Despite receiving his share of game balls and league-wide accolades, following the 1965 season, Baughan decided that the grass may be greener away from Franklin Field.

"I wasn't happy with the coaches and, evidently, they were ready to get rid of me," Baughan says. "I went and told Coach (Joe) Kuharich that I'd like to be traded. This was after the season. He said, 'Where would you like to go?' And I said, 'Well, I live in Atlanta, that would be great. Or New York, that's where all the money is. One of those two would be good.'

"So, when he called me and told me I was traded, I said, 'Where am I going?' He said, 'L.A.' It couldn't be any further away from where I wanted to go. But (Rams coach) George Allen traded for me and the rest is history. It was a great move for me."
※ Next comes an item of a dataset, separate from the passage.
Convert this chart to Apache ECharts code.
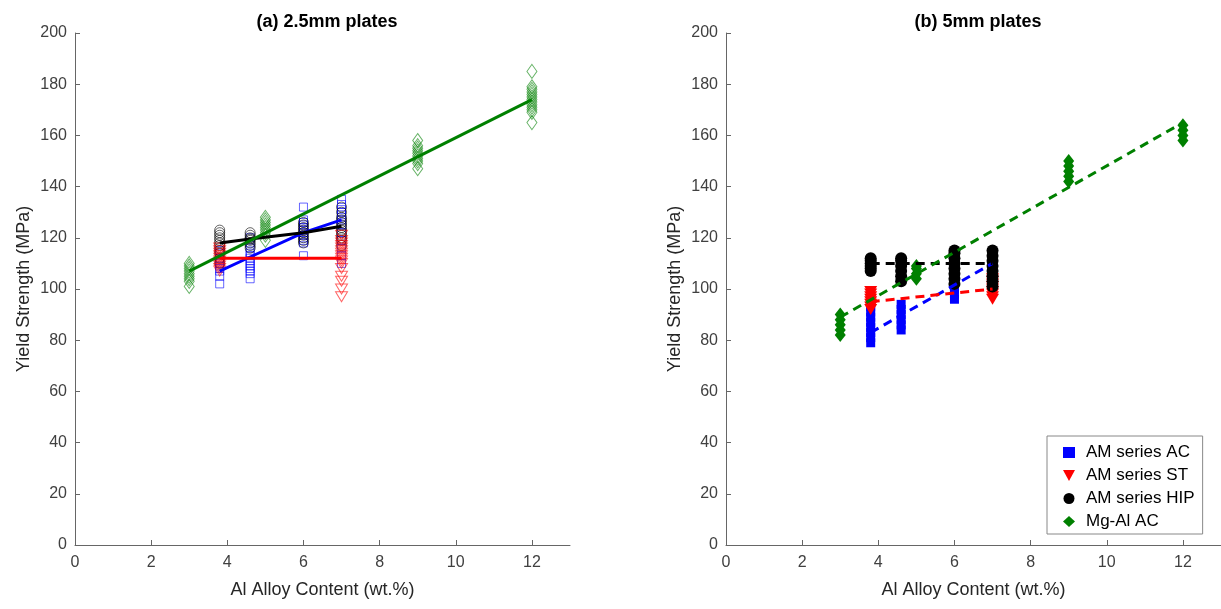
<!DOCTYPE html>
<html>
<head>
<meta charset="utf-8">
<script src="https://cdn.jsdelivr.net/npm/echarts@6/dist/echarts.min.js"></script>
<style>html,body{margin:0;padding:0;background:#fff;}#c{width:1221px;height:609px;}</style>
</head>
<body>
<div id="c"></div>
<script>
// ---------- data ----------
const xTicks = [0, 2, 4, 6, 8, 10, 12];
const yTicks = [0, 20, 40, 60, 80, 100, 120, 140, 160, 180, 200];
const titles = ['(a) 2.5mm plates', '(b) 5mm plates'];
const seriesNames = ['AM series AC', 'AM series ST', 'AM series HIP', 'Mg-Al AC'];

// (a) 2.5mm plates: [alloy content, [yield strengths]]
const acThin = [
  [3.8, [102, 105, 107, 108, 109, 110, 111, 112, 114, 115]],
  [4.6, [104, 106, 107, 108, 109, 110, 111, 112, 113, 114, 116, 118, 120]],
  [6, [113, 118, 119, 120, 121, 122, 123, 124, 125, 126, 127, 132]],
  [7, [110, 113, 116, 119, 122, 125, 127, 129, 130, 131, 133, 135]]
];
const stThin = [
  [3.8, [107, 108, 109, 110, 111, 112, 113, 114, 115, 116]],
  [7, [97, 100, 103, 105, 108, 110, 111, 112, 113, 114, 115, 116, 117, 118, 119, 121]]
];
const hipThin = [
  [3.8, [110, 112, 114, 115, 116, 117, 118, 119, 120, 121, 122, 123]],
  [4.6, [116, 117, 118, 119, 119.5, 120, 121, 122]],
  [6, [118, 119, 120, 121, 122, 123, 124, 125, 126]],
  [7, [117, 119, 120, 121, 122, 123, 124, 125, 126, 127, 128, 130, 132]]
];
const mgThin = [
  [3, [101, 103, 104, 105, 106, 107, 108, 109, 110]],
  [5, [119, 121, 122, 123, 124, 125, 126, 127, 128]],
  [9, [147, 149, 150, 151, 152, 153, 154, 155, 156, 158]],
  [12, [165, 169, 170, 171, 172, 173, 174, 175, 176, 177, 178, 179, 185]]
];
const acThinFit = [[3.8, 107], [4.6, 112.5], [6, 122], [7, 127]];
const stThinFit = [[3.8, 112], [7, 112]];
const hipThinFit = [[3.8, 118], [4.6, 119.5], [6, 122], [7, 124.5]];
const mgThinFit = [[3, 107], [12, 174]];

// (b) 5mm plates
const acThick = [
  [3.8, [79, 81, 83, 85, 87, 89, 91, 93]],
  [4.6, [84, 86, 88, 90, 92, 94]],
  [6, [96, 98, 100, 102]],
  [7, [100, 103, 106, 109]]
];
const stThick = [
  [3.8, [92, 93, 94, 95, 96, 97, 98, 99]],
  [7, [96, 97, 98, 99, 100, 101, 102, 103, 104]]
];
const hipThick = [
  [3.8, [107, 108, 109, 110, 111, 112]],
  [4.6, [103, 105, 107, 109, 111, 112]],
  [6, [102, 104, 106, 108, 110, 112, 114, 115]],
  [7, [101, 103, 105, 107, 109, 111, 113, 115]]
];
const mgThick = [
  [3, [82, 84, 86, 88, 90]],
  [5, [104, 106, 108, 109]],
  [9, [142, 144, 146, 148, 150]],
  [12, [158, 160, 162, 164]]
];
const acThickFit = [[3.8, 83], [7, 110]];
const stThickFit = [[3.8, 95], [7, 100]];
const hipThickFit = [[3.8, 110], [7, 110]];
const mgThickFit = [[3, 89], [12, 165]];

// ---------- helpers ----------
function pts(groups) {
  const out = [];
  groups.forEach(g => g[1].forEach(v => out.push([g[0], v])));
  return out;
}
const BLUE = '#0000ff', RED = '#ff0000', BLACK = '#000000', GREEN = '#008000';
const TRI_DOWN = 'path://M0,0L10,0L5,9Z';
const FONT = 'Liberation Sans, Arial, sans-serif';
const TXT = '#404040';

function xAxis(gi) {
  return {
    type: 'value', gridIndex: gi, min: 0, max: 13, interval: 2,
    name: 'Al Alloy Content (wt.%)', nameLocation: 'middle', nameGap: 36,
    nameTextStyle: { fontFamily: FONT, fontSize: 18, color: '#262626' },
    axisLine: { lineStyle: { color: '#666', width: 1 } },
    axisTick: { inside: true, length: 5, lineStyle: { color: '#666' }, customValues: xTicks },
    axisLabel: { fontFamily: FONT, fontSize: 16, color: TXT, margin: 10, customValues: xTicks },
    splitLine: { show: false }
  };
}
function yAxis(gi) {
  return {
    type: 'value', gridIndex: gi, min: 0, max: 200, interval: 20,
    name: 'Yield Strength (MPa)', nameLocation: 'middle', nameGap: 42,
    nameTextStyle: { fontFamily: FONT, fontSize: 18, color: '#262626' },
    axisLine: { show: true, lineStyle: { color: '#666', width: 1 } },
    axisTick: { show: true, inside: true, length: 5, lineStyle: { color: '#666' }, customValues: yTicks },
    axisLabel: { fontFamily: FONT, fontSize: 16, color: TXT, margin: 8, customValues: yTicks },
    splitLine: { show: false }
  };
}
function hollow(name, data, color, symbol, size, gi, z) {
  return {
    type: 'scatter', name: name, xAxisIndex: gi, yAxisIndex: gi, data: data,
    symbol: symbol, symbolSize: size, z: z, silent: true,
    itemStyle: { color: 'rgba(255,255,255,0)', borderColor: color, borderWidth: 1, opacity: 0.6 }
  };
}
function filled(name, data, color, symbol, size, gi, z) {
  return {
    type: 'scatter', name: name, xAxisIndex: gi, yAxisIndex: gi, data: data,
    symbol: symbol, symbolSize: size, z: z, silent: true,
    itemStyle: { color: color, opacity: 1 }
  };
}
function fit(data, color, gi, dashed) {
  return {
    type: 'line', xAxisIndex: gi, yAxisIndex: gi, data: data, symbol: 'none', z: 10, silent: true,
    lineStyle: { color: color, width: 3, type: dashed ? [9, 6] : 'solid' }
  };
}

const option = {
  animation: false,
  backgroundColor: '#ffffff',
  title: [
    { text: titles[0], left: 322, top: 8, textAlign: 'center',
      textStyle: { fontFamily: FONT, fontSize: 18, fontWeight: 'bold', color: '#000' } },
    { text: titles[1], left: 973, top: 8, textAlign: 'center',
      textStyle: { fontFamily: FONT, fontSize: 18, fontWeight: 'bold', color: '#000' } }
  ],
  grid: [
    { left: 75, top: 33, width: 495, height: 512 },
    { left: 726, top: 33, width: 495, height: 512 }
  ],
  xAxis: [xAxis(0), xAxis(1)],
  yAxis: [yAxis(0), yAxis(1)],
  legend: {
    data: [
      { name: seriesNames[0], icon: 'rect' },
      { name: seriesNames[1], icon: TRI_DOWN },
      { name: seriesNames[2], icon: 'circle' },
      { name: seriesNames[3], icon: 'diamond' }
    ],
    orient: 'vertical', left: 1047, top: 436,
    padding: [8, 8, 4, 16], itemGap: 6, itemWidth: 12, itemHeight: 11,
    borderColor: '#888', borderWidth: 1, backgroundColor: '#fff',
    selectedMode: false,
    textStyle: { fontFamily: FONT, fontSize: 17, color: '#000', lineHeight: 16, padding: [0, 0, 0, 6] }
  },
  series: [
    hollow('acA', pts(acThin), BLUE, 'rect', 8, 0, 2),
    hollow('hipA', pts(hipThin), BLACK, 'circle', 10, 0, 3),
    hollow('stA', pts(stThin), RED, TRI_DOWN, [12, 10], 0, 4),
    hollow('mgA', pts(mgThin), GREEN, 'diamond', [10, 14], 0, 5),
    fit(acThinFit, BLUE, 0, false),
    fit(stThinFit, RED, 0, false),
    fit(hipThinFit, BLACK, 0, false),
    fit(mgThinFit, GREEN, 0, false),

    filled(seriesNames[0], pts(acThick), BLUE, 'rect', 9, 1, 2),
    filled(seriesNames[1], pts(stThick), RED, TRI_DOWN, [13, 11], 1, 3),
    filled(seriesNames[2], pts(hipThick), BLACK, 'circle', 12, 1, 4),
    filled(seriesNames[3], pts(mgThick), GREEN, 'diamond', [11, 14], 1, 5),
    fit(acThickFit, BLUE, 1, true),
    fit(stThickFit, RED, 1, true),
    fit(hipThickFit, BLACK, 1, true),
    fit(mgThickFit, GREEN, 1, true)
  ]
};
const chart = echarts.init(document.getElementById('c'), null, { renderer: 'canvas' });
chart.setOption(option);
</script>
</body>
</html>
Indeed, it was. After being traded for three players, Baughan earned four more trips to the Pro Bowl during his five seasons with the Rams and laid the groundwork for his post-playing career.

"Back then, you were calling your own signals," Baughan says. "Just like a quarterback, everything (on defense) was called on the field, and I did the signal-calling for us. I spent a lot of time with the coaches so I could think like they did.

"I learned more football from him (Allen) than from anybody I ever knew or played under. I found out what football was really all about. That's when I decided I wanted to coach."

Returning to his alma mater, Georgia Tech, as an assistant head coach and defensive coordinator, Baughan honed his skills for the NFL. First as a player/linebacker coach for Washington. And from there, he went on to coach for the Baltimore Colts and the Detroit Lions.

Following a seven-year stint as the head coach at Cornell University, Baughan made his way back to the pros and coached for the Minnesota Vikings, Tampa Bay Buccaneers, and then finally the Baltimore Ravens.

Now retired, Baughan and his wife, Dianne, have three sons: Max III, Mark, and Matt; and eight grandchildren. They're making their home and enjoying time with their family in Ithaca, New York, where Matt is the longtime head men's golf coach at Cornell.